What to produce >> Your task is to copy the listing exactly. Drop any pictures from the copy.

Material provided >>
....

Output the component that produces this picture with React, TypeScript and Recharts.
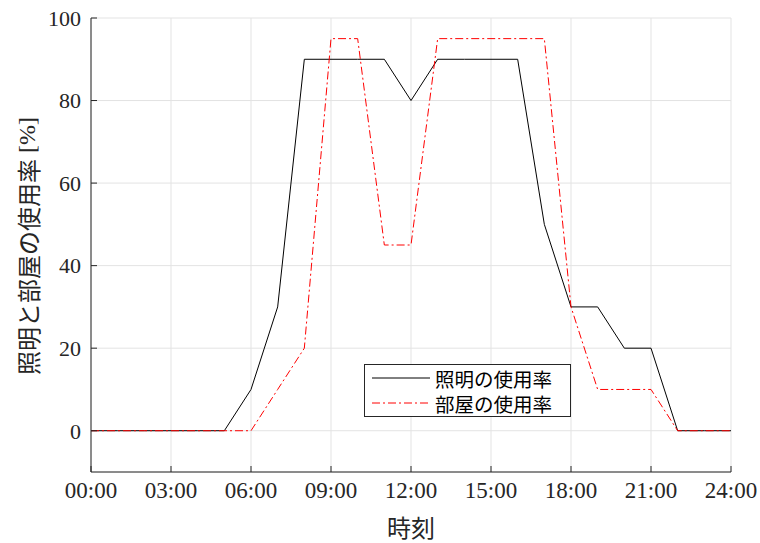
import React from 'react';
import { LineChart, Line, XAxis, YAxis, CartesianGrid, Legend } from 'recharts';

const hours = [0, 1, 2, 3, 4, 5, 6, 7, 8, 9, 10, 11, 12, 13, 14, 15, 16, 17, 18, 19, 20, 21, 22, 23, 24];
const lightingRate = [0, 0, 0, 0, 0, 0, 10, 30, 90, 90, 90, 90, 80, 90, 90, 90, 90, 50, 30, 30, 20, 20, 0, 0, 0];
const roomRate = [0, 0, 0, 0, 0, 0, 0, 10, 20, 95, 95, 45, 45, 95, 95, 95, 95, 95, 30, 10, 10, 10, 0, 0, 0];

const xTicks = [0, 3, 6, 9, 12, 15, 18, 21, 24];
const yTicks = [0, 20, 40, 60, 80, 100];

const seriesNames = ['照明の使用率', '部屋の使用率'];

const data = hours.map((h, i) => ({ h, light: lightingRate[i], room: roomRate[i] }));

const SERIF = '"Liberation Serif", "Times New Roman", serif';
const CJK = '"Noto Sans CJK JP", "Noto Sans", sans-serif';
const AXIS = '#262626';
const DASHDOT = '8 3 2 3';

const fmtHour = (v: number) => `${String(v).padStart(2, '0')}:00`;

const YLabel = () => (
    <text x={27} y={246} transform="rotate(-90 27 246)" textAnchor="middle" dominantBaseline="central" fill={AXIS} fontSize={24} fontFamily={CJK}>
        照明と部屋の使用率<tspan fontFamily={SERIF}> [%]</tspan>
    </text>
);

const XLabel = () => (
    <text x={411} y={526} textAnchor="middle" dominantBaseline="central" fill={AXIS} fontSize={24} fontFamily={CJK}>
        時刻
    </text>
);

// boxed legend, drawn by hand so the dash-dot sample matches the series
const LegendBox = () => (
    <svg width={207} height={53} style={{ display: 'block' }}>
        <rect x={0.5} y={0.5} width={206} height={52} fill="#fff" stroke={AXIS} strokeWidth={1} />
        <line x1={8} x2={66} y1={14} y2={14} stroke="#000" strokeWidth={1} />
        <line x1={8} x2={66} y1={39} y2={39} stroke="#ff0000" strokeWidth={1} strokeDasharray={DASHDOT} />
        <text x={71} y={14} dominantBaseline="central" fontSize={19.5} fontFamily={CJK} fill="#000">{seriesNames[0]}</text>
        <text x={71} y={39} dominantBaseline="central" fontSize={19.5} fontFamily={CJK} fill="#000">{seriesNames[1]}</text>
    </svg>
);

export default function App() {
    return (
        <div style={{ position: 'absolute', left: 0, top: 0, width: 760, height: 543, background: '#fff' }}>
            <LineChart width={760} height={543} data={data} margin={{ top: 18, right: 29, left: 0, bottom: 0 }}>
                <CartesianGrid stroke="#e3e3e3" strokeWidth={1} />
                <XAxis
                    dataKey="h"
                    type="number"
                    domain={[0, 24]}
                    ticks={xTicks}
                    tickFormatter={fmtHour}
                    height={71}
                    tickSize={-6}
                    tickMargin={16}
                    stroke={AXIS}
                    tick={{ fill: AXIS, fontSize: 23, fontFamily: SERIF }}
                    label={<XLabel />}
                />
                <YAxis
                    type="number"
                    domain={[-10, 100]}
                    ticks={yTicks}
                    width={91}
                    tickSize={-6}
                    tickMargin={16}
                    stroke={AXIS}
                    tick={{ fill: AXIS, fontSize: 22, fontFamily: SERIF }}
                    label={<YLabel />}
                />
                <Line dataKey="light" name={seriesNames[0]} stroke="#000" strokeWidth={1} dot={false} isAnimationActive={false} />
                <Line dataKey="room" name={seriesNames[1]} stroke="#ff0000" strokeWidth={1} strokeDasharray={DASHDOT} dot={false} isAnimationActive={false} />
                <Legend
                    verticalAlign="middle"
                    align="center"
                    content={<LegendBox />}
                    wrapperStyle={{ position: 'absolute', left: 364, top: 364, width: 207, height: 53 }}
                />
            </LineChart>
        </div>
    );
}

....

Task solution >>
Output the component that produces this picture with React, TypeScript and Recharts.
import React from 'react';
import { LineChart, Line, XAxis, YAxis, CartesianGrid, Legend } from 'recharts';

const hours = [0, 1, 2, 3, 4, 5, 6, 7, 8, 9, 10, 11, 12, 13, 14, 15, 16, 17, 18, 19, 20, 21, 22, 23, 24];
const lightingRate = [0, 0, 0, 0, 0, 0, 10, 30, 90, 90, 90, 90, 80, 90, 90, 90, 90, 50, 30, 30, 20, 20, 0, 0, 0];
const roomRate = [0, 0, 0, 0, 0, 0, 0, 10, 20, 95, 95, 45, 45, 95, 95, 95, 95, 95, 30, 10, 10, 10, 0, 0, 0];

const xTicks = [0, 3, 6, 9, 12, 15, 18, 21, 24];
const yTicks = [0, 20, 40, 60, 80, 100];

const seriesNames = ['照明の使用率', '部屋の使用率'];

const data = hours.map((h, i) => ({ h, light: lightingRate[i], room: roomRate[i] }));

const SERIF = '"Liberation Serif", "Times New Roman", serif';
const CJK = '"Noto Sans CJK JP", "Noto Sans", sans-serif';
const AXIS = '#262626';
const DASHDOT = '8 3 2 3';

const fmtHour = (v: number) => `${String(v).padStart(2, '0')}:00`;

const YLabel = () => (
    <text x={27} y={246} transform="rotate(-90 27 246)" textAnchor="middle" dominantBaseline="central" fill={AXIS} fontSize={24} fontFamily={CJK}>
        照明と部屋の使用率<tspan fontFamily={SERIF}> [%]</tspan>
    </text>
);

const XLabel = () => (
    <text x={411} y={526} textAnchor="middle" dominantBaseline="central" fill={AXIS} fontSize={24} fontFamily={CJK}>
        時刻
    </text>
);

// boxed legend, drawn by hand so the dash-dot sample matches the series
const LegendBox = () => (
    <svg width={207} height={53} style={{ display: 'block' }}>
        <rect x={0.5} y={0.5} width={206} height={52} fill="#fff" stroke={AXIS} strokeWidth={1} />
        <line x1={8} x2={66} y1={14} y2={14} stroke="#000" strokeWidth={1} />
        <line x1={8} x2={66} y1={39} y2={39} stroke="#ff0000" strokeWidth={1} strokeDasharray={DASHDOT} />
        <text x={71} y={14} dominantBaseline="central" fontSize={19.5} fontFamily={CJK} fill="#000">{seriesNames[0]}</text>
        <text x={71} y={39} dominantBaseline="central" fontSize={19.5} fontFamily={CJK} fill="#000">{seriesNames[1]}</text>
    </svg>
);

export default function App() {
    return (
        <div style={{ position: 'absolute', left: 0, top: 0, width: 760, height: 543, background: '#fff' }}>
            <LineChart width={760} height={543} data={data} margin={{ top: 18, right: 29, left: 0, bottom: 0 }}>
                <CartesianGrid stroke="#e3e3e3" strokeWidth={1} />
                <XAxis
                    dataKey="h"
                    type="number"
                    domain={[0, 24]}
                    ticks={xTicks}
                    tickFormatter={fmtHour}
                    height={71}
                    tickSize={-6}
                    tickMargin={16}
                    stroke={AXIS}
                    tick={{ fill: AXIS, fontSize: 23, fontFamily: SERIF }}
                    label={<XLabel />}
                />
                <YAxis
                    type="number"
                    domain={[-10, 100]}
                    ticks={yTicks}
                    width={91}
                    tickSize={-6}
                    tickMargin={16}
                    stroke={AXIS}
                    tick={{ fill: AXIS, fontSize: 22, fontFamily: SERIF }}
                    label={<YLabel />}
                />
                <Line dataKey="light" name={seriesNames[0]} stroke="#000" strokeWidth={1} dot={false} isAnimationActive={false} />
                <Line dataKey="room" name={seriesNames[1]} stroke="#ff0000" strokeWidth={1} strokeDasharray={DASHDOT} dot={false} isAnimationActive={false} />
                <Legend
                    verticalAlign="middle"
                    align="center"
                    content={<LegendBox />}
                    wrapperStyle={{ position: 'absolute', left: 364, top: 364, width: 207, height: 53 }}
                />
            </LineChart>
        </div>
    );
}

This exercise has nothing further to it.